NASSIF ENFRENTA GILMAR. OU, COMO TROCAR ARNALDO JABOR POR MARTIN LUTHER KING
A atitude do jornalista Luis Nassif de processar o ministro Gilmar Mendes pelas afirmações de que as atividades dos blogs são uma gazua para obter dinheiro do Governo mereceu aplausos bem mais talentosos que os meus no artigo de Paulo Nogueira, no Diário do Centro do Mundo (Por que Nassif faz bem em processar um ministro do Supremo).
Por isso, prefiro chamar a atenção para duas coisas que vão além do sentimento de honra e de dignidade do jornalista e se projetam para a esfera pública.
Se houver (e a esperança é a última que morre) juiz com coragem cívica de aceitar aquilo que seria óbvio – a sanção a alguém que, sem provas ou razões usa a toga para acusar alguém de ser “profissional da chantagem, da locupletação financiado por dinheiro público, meu, seu e nosso!” –, o país terá avançado um passo imenso na direção de pôr fim à impunidade dos poderosos e dos autoritários.
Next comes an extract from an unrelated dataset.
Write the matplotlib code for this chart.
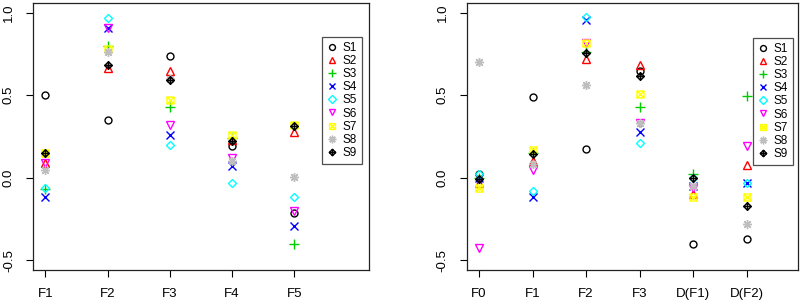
import numpy as np
import matplotlib
matplotlib.use('Agg')
import matplotlib.pyplot as plt
from matplotlib.path import Path
from matplotlib.lines import Line2D

# ---------- data ----------
series = ['S1', 'S2', 'S3', 'S4', 'S5', 'S6', 'S7', 'S8', 'S9']

left_labels = ['F1', 'F2', 'F3', 'F4', 'F5']
left_vals = {
    'S1': [0.50, 0.35, 0.74, 0.19, -0.215],
    'S2': [0.09, 0.665, 0.645, 0.23, 0.275],
    'S3': [-0.07, 0.80, 0.43, 0.24, -0.405],
    'S4': [-0.115, 0.91, 0.26, 0.07, -0.29],
    'S5': [-0.065, 0.97, 0.20, -0.03, -0.115],
    'S6': [0.09, 0.91, 0.32, 0.12, -0.20],
    'S7': [0.15, 0.78, 0.47, 0.26, 0.32],
    'S8': [0.045, 0.76, 0.60, 0.10, 0.005],
    'S9': [0.15, 0.685, 0.59, 0.225, 0.315],
}

right_labels = ['F0', 'F1', 'F2', 'F3', 'D(F1)', 'D(F2)']
right_vals = {
    'S1': [0.02, 0.49, 0.175, 0.65, -0.405, -0.37],
    'S2': [-0.03, 0.10, 0.72, 0.685, -0.10, 0.075],
    'S3': [0.0, 0.15, 0.76, 0.43, 0.025, 0.495],
    'S4': [0.0, -0.115, 0.955, 0.275, -0.05, -0.03],
    'S5': [0.02, -0.08, 0.975, 0.21, 0.0, -0.03],
    'S6': [-0.425, 0.045, 0.82, 0.33, -0.06, 0.19],
    'S7': [-0.065, 0.17, 0.82, 0.51, -0.115, -0.12],
    'S8': [0.70, 0.085, 0.56, 0.33, -0.05, -0.28],
    'S9': [-0.005, 0.145, 0.755, 0.62, 0.0, -0.17],
}

# R default palette
colors = ['#000000', '#FF0000', '#00CD00', '#0000FF', '#00FFFF',
          '#FF00FF', '#FFFF00', '#BEBEBE', '#000000']

# ---------- R-like pch markers ----------
sq_x = Path([(-1, -1), (1, -1), (1, 1), (-1, 1), (-1, -1),
             (-1, -1), (1, 1), (-1, 1), (1, -1)],
            [Path.MOVETO, Path.LINETO, Path.LINETO, Path.LINETO, Path.CLOSEPOLY,
             Path.MOVETO, Path.LINETO, Path.MOVETO, Path.LINETO])
dia_plus = Path([(0, -1), (1, 0), (0, 1), (-1, 0), (0, -1),
                 (0, -1), (0, 1), (-1, 0), (1, 0)],
                [Path.MOVETO, Path.LINETO, Path.LINETO, Path.LINETO, Path.CLOSEPOLY,
                 Path.MOVETO, Path.LINETO, Path.MOVETO, Path.LINETO])
markers = ['o', '^', '+', 'x', 'D', 'v', sq_x, (8, 2, 0), dia_plus]
msizes = [5, 5.5, 6.5, 5.5, 4.5, 5.5, 5, 6.5, 5.5]

plt.rcParams['font.family'] = ['Liberation Sans', 'DejaVu Sans']

fig = plt.figure(figsize=(8.05, 3.05), dpi=100)
ax1 = fig.add_axes([33 / 805, 1 - 270 / 305, (369 - 33) / 805, 267 / 305])
ax2 = fig.add_axes([466.7 / 805, 1 - 270 / 305, (798 - 466.7) / 805, 267 / 305])


def draw(ax, labels, vals, xlim, legend_anchor):
    x = np.arange(1, len(labels) + 1)
    handles = []
    for i, s in enumerate(series):
        ax.plot(x, vals[s], linestyle='none', marker=markers[i], markersize=msizes[i],
                markerfacecolor='none', markeredgecolor=colors[i], markeredgewidth=1.0)
        handles.append(Line2D([], [], linestyle='none', marker=markers[i],
                              markersize=msizes[i] * 0.85, markerfacecolor='none',
                              markeredgecolor=colors[i], markeredgewidth=1.0))
    ax.set_xlim(*xlim)
    ax.set_ylim(-0.56, 1.06)
    ax.set_xticks(x)
    ax.set_xticklabels(labels)
    ax.set_yticks([-0.5, 0.0, 0.5, 1.0])
    ax.set_yticklabels(['-0.5', '0.0', '0.5', '1.0'])
    for lbl in ax.get_yticklabels():
        lbl.set_rotation(90)
        lbl.set_va('center')
    ax.tick_params(axis='x', direction='out', length=5, width=0.8, pad=8, labelsize=9.5)
    ax.tick_params(axis='y', direction='out', length=5, width=0.8, pad=8, labelsize=9.5)
    for sp in ax.spines.values():
        sp.set_linewidth(0.9)
        sp.set_color('#222222')
    leg = ax.legend(handles, series, loc='upper right', bbox_to_anchor=legend_anchor,
                    bbox_transform=fig.transFigure, fontsize=8.5, frameon=True,
                    fancybox=False, labelspacing=0.1, handlelength=1.0,
                    handletextpad=0.4, borderpad=0.4, borderaxespad=0)
    leg.get_frame().set_edgecolor('#222222')
    leg.get_frame().set_linewidth(0.9)


draw(ax1, left_labels, left_vals, (0.8, 6.2), (362 / 805, 1 - 37 / 305))
draw(ax2, right_labels, right_vals, (0.77, 6.96), (793 / 805, 1 - 38 / 305))

fig.savefig('out.png', dpi=100)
Poderoso é adjetivo que a condição de julgador final de tudo, até da legitimidade do voto popular, dispensa justificativas no caso de Mendes.
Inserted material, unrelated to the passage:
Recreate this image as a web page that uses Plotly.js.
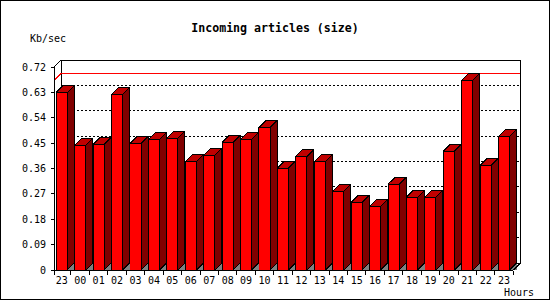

Autoritário é característica que nada melhor que a frase do seu ex-par Joaquim Barbosa define: “Vossa excelência está na mídia, destruindo a credibilidade do Judiciário brasileiro…Vossa excelência quando se dirige a mim não está falando com os seus capangas do Mato Grosso”.
O que menos importa é que Gilmar acabasse por ser a inspiração de Barbosa. Vale o fato de que até alguém com poder semelhante tenha sido tratado assim por ele, para avaliar o que faz Mendes com quem não tem tribuna igual para questioná-lo.
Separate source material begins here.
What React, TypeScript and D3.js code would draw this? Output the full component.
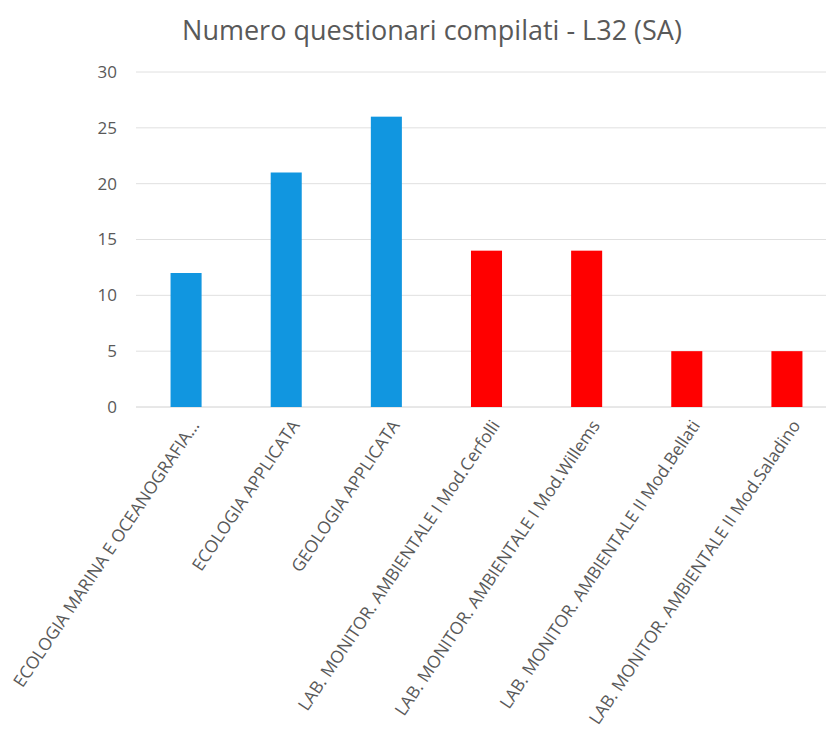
import React from "react";
import * as d3 from "d3";

const categories = [
  "ECOLOGIA MARINA E OCEANOGRAFIA...",
  "ECOLOGIA APPLICATA",
  "GEOLOGIA APPLICATA",
  "LAB. MONITOR. AMBIENTALE I Mod.Cerfolli",
  "LAB. MONITOR. AMBIENTALE I Mod.Willems",
  "LAB. MONITOR. AMBIENTALE II Mod.Bellati",
  "LAB. MONITOR. AMBIENTALE II Mod.Saladino",
];
const values = [12, 21, 26, 14, 14, 5, 5];
const barColors = ["#1196E0", "#1196E0", "#1196E0", "#FF0000", "#FF0000", "#FF0000", "#FF0000"];
const yTicks = [0, 5, 10, 15, 20, 25, 30];
const title = "Numero questionari compilati - L32 (SA)";

const W = 826;
const H = 740;
const FONT = "'Open Sans', sans-serif";

export default function App() {
  const x = d3.scaleBand<string>().domain(categories).range([136, 837]).paddingInner(0.69).paddingOuter(0.345);
  const y = d3.scaleLinear().domain([0, 30]).range([407, 72]);

  return (
    <svg width={W} height={H} style={{ position: "absolute", left: 0, top: 0, background: "#fff" }}>
      <text x={432} y={40} textAnchor="middle" fontFamily={FONT} fontSize={27} fill="#595959">
        {title}
      </text>
      {yTicks.map((t) => (
        <g key={t}>
          <line x1={136} x2={W} y1={y(t)} y2={y(t)} stroke={t === 0 ? "#d0d0d0" : "#e0e0e0"} strokeWidth={1} />
          <text x={117} y={y(t)} dy="0.35em" textAnchor="end" fontFamily={FONT} fontSize={17} fill="#595959">
            {t}
          </text>
        </g>
      ))}
      {categories.map((c, i) => (
        <rect key={c} x={x(c)} y={y(values[i])} width={x.bandwidth()} height={y(0) - y(values[i])} fill={barColors[i]} />
      ))}
      {categories.map((c) => {
        const cx = (x(c) as number) + x.bandwidth() / 2;
        return (
          <text
            key={c}
            transform={`translate(${cx + 9},${422}) rotate(-56)`}
            textAnchor="end"
            dy="0.35em"
            fontFamily={FONT}
            fontSize={17.3}
            fill="#595959"
          >
            {c}
          </text>
        );
      })}
    </svg>
  );
}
Gilmar Mendes é a negação da discrição e do decoro indispensáveis a quem tem tão altas funções judiciais, como acabou por ser seu ex adverso nesta cena.
A segunda advertência é a de que não se pode transformar a vida nacional num “vale-tudo” sem, ao mesmo tempo, transformar o país numa ditadura do Judiciário – cuja natureza sociológica é necessariamente conservadora e elitista, porque juiz não apenas tem sua mente formada na manutenção do status quo como, pela condição de abastança num país de miseráveis, vive num mundo onde o vício da desigualdade é visto como virtude do mérito.
Que o diga o aferramento, cheio de justificativas insanas como a do comprar ternos em Miami, que demonstra ao acumular privilégios que a ninguém é dado, mesmo com o argumento de que “passou num concurso” ou “trabalha muito”. A função pública não é um título de nobreza, que nos obrigue a, diante dela nos avassalarmos como na Idade Média, não importa se ao “sangue azul” tenha se substituído o concurso público.
Fica, do gesto de Nassif, o exemplo de que poderia ter se socorrido a ministra Carmen Lúcia, em lugar de apregoar, como Arnaldo Jabor, que os homens de bem deveriam ter a ousadia dos canalhas, como se este fosse um conselho e não uma amarga constatação de Nélson Rodrigues.
Fica outra frase, muito mais edificante, para todos, a de Martin Luther King:
“O que me preocupa não é nem o grito dos corruptos, dos violentos, dos desonestos, dos sem caráter, dos sem ética… O que me preocupa é o silêncio dos bons”.
Nos tempos da ditadura militar, havia um chiste para responder-se a um “o que você acha?”. Era: “Eu não acho nada, porque o último que achou ainda não acharam.”
De silêncio em silêncio, chega-se ao dia em que nada mais se pode falar.